• _Dataset content_

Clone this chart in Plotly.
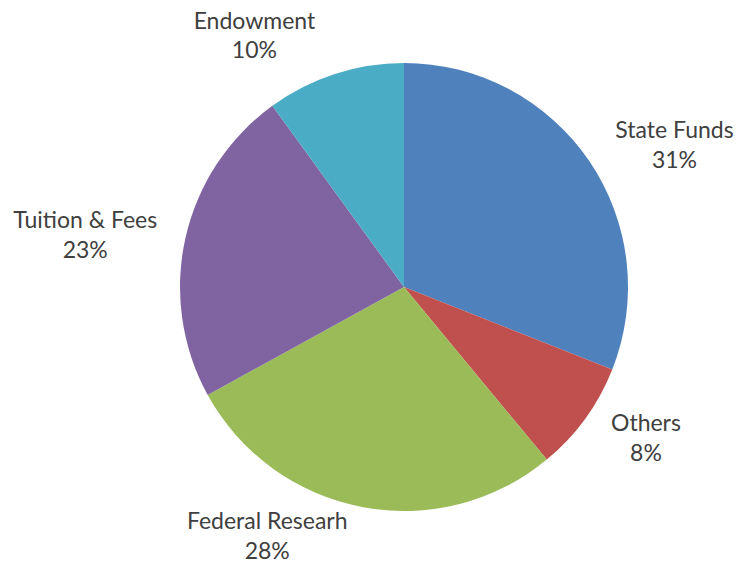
import plotly.graph_objects as go

labels = ["State Funds", "Others", "Federal Researh", "Tuition & Fees", "Endowment"]
values = [31, 8, 28, 23, 10]
colors = ["#4F81BD", "#C0504D", "#9BBB59", "#8064A2", "#4BACC6"]

W, H = 736, 566
cx, cy, r = 404, 287, 224      # pie centre and radius in pixels
r_text = 238                   # radius of the invisible pie carrying most labels

font = dict(family="Lato", size=23, color="#404040")
# Federal label stays on the real pie (bottom room is limited)
near = [lab == "Federal Researh" for lab in labels]

def dom(rad):
    return dict(x=[(cx - rad) / W, (cx + rad) / W],
                y=[(H - cy - rad) / H, (H - cy + rad) / H])

fig = go.Figure()
fig.add_trace(go.Pie(
    labels=labels, values=values, sort=False, direction="clockwise", rotation=0,
    marker=dict(colors=colors, line=dict(width=0)),
    texttemplate="%{label}<br>%{percent:.0%}",
    textposition=["outside" if n else "none" for n in near],
    textfont=font, showlegend=False, domain=dom(r), automargin=False,
))
fig.add_trace(go.Pie(
    labels=labels, values=values, sort=False, direction="clockwise", rotation=0,
    marker=dict(colors=["rgba(0,0,0,0)"] * len(labels), line=dict(width=0)),
    texttemplate="%{label}<br>%{percent:.0%}",
    textposition=["none" if n else "outside" for n in near],
    textfont=font, showlegend=False, domain=dom(r_text), automargin=False,
    hoverinfo="skip",
))
fig.update_layout(
    width=W, height=H,
    margin=dict(l=0, r=0, t=0, b=0),
    paper_bgcolor="white", plot_bgcolor="white",
)
fig.write_html("out.html")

• _What you should do_
Repeat only the lines between the start of the data and the line with "r_text = 238", including those two lines, and skip the pictures.

• _Result for this exercise_
Clone this chart in Plotly.
import plotly.graph_objects as go

labels = ["State Funds", "Others", "Federal Researh", "Tuition & Fees", "Endowment"]
values = [31, 8, 28, 23, 10]
colors = ["#4F81BD", "#C0504D", "#9BBB59", "#8064A2", "#4BACC6"]

W, H = 736, 566
cx, cy, r = 404, 287, 224      # pie centre and radius in pixels
r_text = 238                   # radius of the invisible pie carrying most labels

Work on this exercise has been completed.